Pink playdough littered the exam table, sink, counter and floor. In a flash, a thin child, all elbows and knees, jumped athletically from the sink counter to the exam table and then to the floor, stomping over my feet in the process. She was covered in pink from head to toe, including a pink hat covering her bald scalp.
“I made this pizza for you!” hollered the patient. I’ll call her Tiffany.
I introduced myself and attempted to begin a physical exam, but I was quickly roped into a make-believe game of Pizza Hut. Tiffany seemed to know every diversion in the book, and she commanded her make-believe game. Nothing got by her, and it was playtime.
I shot her mother a desperate look. Bemused and exhausted, she laughed.
“That’s Tiffany. All the time. Chemo didn’t even slow her down. Is there anything you guys can do to help me get some sleep?”

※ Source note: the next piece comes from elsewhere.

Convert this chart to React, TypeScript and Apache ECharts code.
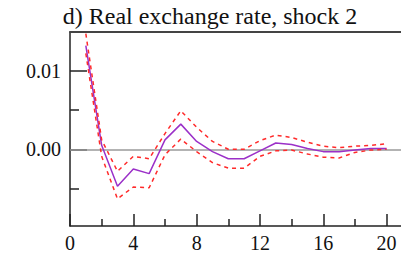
import React, { useEffect, useRef } from "react";
import * as echarts from "echarts";

const periods = [1, 2, 3, 4, 5, 6, 7, 8, 9, 10, 11, 12, 13, 14, 15, 16, 17, 18, 19, 20];
const response = [0.0132, 0.0005, -0.0047, -0.0025, -0.0031, 0.0012, 0.0032, 0.001, -0.0003, -0.0012, -0.0012, -0.0002, 0.0008, 0.0006, 0.0001, -0.0003, -0.0003, -0.0001, 0.0001, 0.0001];
const upperBand = [0.0147, 0.0012, -0.0028, -0.0009, -0.0012, 0.002, 0.0049, 0.0028, 0.001, 0.0, 0.0, 0.0011, 0.0018, 0.0015, 0.0009, 0.0004, 0.0002, 0.0004, 0.0005, 0.0007];
const lowerBand = [0.0122, -0.0009, -0.0063, -0.0048, -0.0049, -0.0007, 0.0013, -0.0003, -0.0017, -0.0024, -0.0024, -0.0009, -0.0002, -0.0001, -0.0006, -0.001, -0.0011, -0.0004, -0.0001, 0.0];
const xMajorTicks = [0, 4, 8, 12, 16, 20];
const xMinorTicks = [2, 6, 10, 14, 18];
const yMajorTicks = [0, 0.01];
const yMinorTicks = [-0.005, 0.005];
const titleText = "d) Real exchange rate, shock 2";

const FONT = "Liberation Serif";

export default function App() {
  const ref = useRef<HTMLDivElement>(null);
  useEffect(() => {
    if (!ref.current) return;
    const chart = echarts.init(ref.current, null, { renderer: "svg" });
    const pair = (arr: number[]) => periods.map((t, i) => [t, arr[i]]);
    const xMin = 0;
    const xMax = 20.91;
    const yMin = -0.00976;
    const yMax = 0.01492;
    chart.setOption({
      animation: false,
      graphic: [
        {
          type: "text",
          x: 210,
          y: 4,
          style: {
            text: titleText,
            fontFamily: FONT,
            fontSize: 24,
            fill: "#111",
            textAlign: "center",
            textVerticalAlign: "top",
          },
        },
      ],
      grid: { left: 70, right: 0, top: 32, bottom: 30, containLabel: false },
      xAxis: [
        {
          type: "value",
          position: "bottom",
          min: xMin,
          max: xMax,
          splitLine: { show: false },
          axisLine: { show: true, onZero: false, lineStyle: { color: "#222", width: 1.5 } },
          axisTick: { show: true, inside: true, length: 12, customValues: xMajorTicks, lineStyle: { color: "#222", width: 1.5 } },
          axisLabel: {
            show: true,
            margin: 7,
            customValues: xMajorTicks,
            fontFamily: FONT,
            fontSize: 20,
            color: "#111",
            formatter: (v: number) => String(Math.round(v)),
          },
        },
        {
          type: "value",
          position: "bottom",
          min: xMin,
          max: xMax,
          splitLine: { show: false },
          axisLine: { show: false, onZero: false },
          axisTick: { show: true, inside: true, length: 7, customValues: xMinorTicks, lineStyle: { color: "#222", width: 1.5 } },
          axisLabel: { show: false },
        },
        {
          type: "value",
          position: "top",
          min: xMin,
          max: xMax,
          splitLine: { show: false },
          axisLine: { show: true, onZero: false, lineStyle: { color: "#444", width: 2 } },
          axisTick: { show: false },
          axisLabel: { show: false },
        },
      ],
      yAxis: [
        {
          type: "value",
          position: "left",
          min: yMin,
          max: yMax,
          splitLine: { show: false },
          axisLine: { show: true, onZero: false, lineStyle: { color: "#222", width: 1.5 } },
          axisTick: { show: true, inside: true, length: 17, customValues: yMajorTicks, lineStyle: { color: "#222", width: 1.5 } },
          axisLabel: {
            show: true,
            margin: 9,
            customValues: yMajorTicks,
            fontFamily: FONT,
            fontSize: 20,
            color: "#111",
            formatter: (v: number) => v.toFixed(2),
          },
        },
        {
          type: "value",
          position: "left",
          min: yMin,
          max: yMax,
          splitLine: { show: false },
          axisLine: { show: false, onZero: false },
          axisTick: { show: true, inside: true, length: 9, customValues: yMinorTicks, lineStyle: { color: "#222", width: 1.5 } },
          axisLabel: { show: false },
        },
      ],
      series: [
        {
          type: "line",
          xAxisIndex: 0,
          yAxisIndex: 0,
          data: pair(response),
          showSymbol: false,
          lineStyle: { color: "#9b30c8", width: 1.5 },
          z: 3,
          markLine: {
            silent: true,
            symbol: "none",
            label: { show: false },
            lineStyle: { color: "#9a9a9a", width: 1.5, type: "solid" },
            data: [{ yAxis: 0 }],
            z: 1,
          },
        },
        {
          type: "line",
          xAxisIndex: 0,
          yAxisIndex: 0,
          data: pair(upperBand),
          showSymbol: false,
          lineStyle: { color: "#ff2a2a", width: 1.5, type: [4, 4] },
          z: 4,
        },
        {
          type: "line",
          xAxisIndex: 0,
          yAxisIndex: 0,
          data: pair(lowerBand),
          showSymbol: false,
          lineStyle: { color: "#ff2a2a", width: 1.5, type: [4, 4] },
          z: 4,
        },
      ],
    });
    return () => chart.dispose();
  }, []);
  return <div ref={ref} style={{ width: 401, height: 256, position: "absolute", left: 0, top: 0 }} />;
}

I wondered, was this cancer? This was certainly not the picture of cancer I had been expecting. Tiffany wasn’t frail or weak. She was strong, and full of life.
Over my weeklong elective in pediatric oncology, I spent time diligently working as Tiffany’s pizza cook. She was feisty and confident. She was one of those kids that already had a fully developed personality packed into her little body despite her age. And she did not care about her cancer. She knew as much as one could at four years old, but the aggressive cancer was powerless against her indomitable spirit.
Critical care wasn’t my thing, but medical school has an impersonal way of pushing you. Of backing you right into that corner you’ve been avoiding and forcing you to grow, adapt and change. For me, it was the ICU. All I saw walking through the ICU on nephrology or neurology consults was suffering and drawn out death. Sure, I wanted to be a doctor, but I wanted to treat children — healthy, young, happy children with their entire lives ahead of them. As it happened, I spent two weeks at the tail end of my third year in the pediatric ICU.
I scrolled through the list of patients, hoping to find some diagnoses that weren’t too complicated for my novice ICU experience. And then I saw Tiffany’s, and her diagnosis list was as long as a grocery receipt. So many superimposed infections with fungi I had never heard of. Her medication list was endless. I knew enough to know her outcome would be poor, but I was still too inexperienced to predict when and how quickly the tragedy would strike.
I wondered if I should add her to my modest list of patients. Would it be too painful for her to be reminded of when she was well, playing with me? Would it be too painful for me? Would she even remember me?
I visited Tiffany each morning before rounds. I sat on the edge of her bed and we stared at the clouds through the window. She no longer had the energy to man her pizza kitchen. She couldn’t even get up out of bed by herself. Her mother’s previously exhausted face had become defeated. Even still, she was quick to correct my zoological interpretations of the clouds. Her arms had grown even thinner and her sunken eyes had aged her. Her pink light-up shoes and matching outfits lay tucked away in the corner, replaced on her thin frame by her hospital smock. Now it wasn’t a question of whether or not to use my somber voice.
Is this cancer?
Over the weekend I checked her chart incessantly. I knew how things would end, and yet I was desperate to find out how.
Then my brother called. My grandmother, who herself had been battling cancer for over two years at 92, had taken a turn for the worse. She was in hospice back home, thousands of miles away.
I wasn’t going to make it in time. And by the next morning, she was gone.
On Monday, I was back in Tiffany’s room. My voice faltered as I told her how proud I was of her, and how I admired her spunk and wit, unable this time to maintain the practiced somber timbre. I was furious that her life was being cut short. I felt guilty that I couldn’t say goodbye to my grandmother. I was thankful I could say goodbye to Tiffany.
It’s difficult, given the setting of the hospital, not to elide Tiffany with her cancer. In fact, most of her life she had been cancer-free. My grandmother had lived 90 healthy years before getting sick.
Maybe the tragedy of death is counterbalanced by a greater share of unconquerable life. Tiffany proved that, small and young as she was.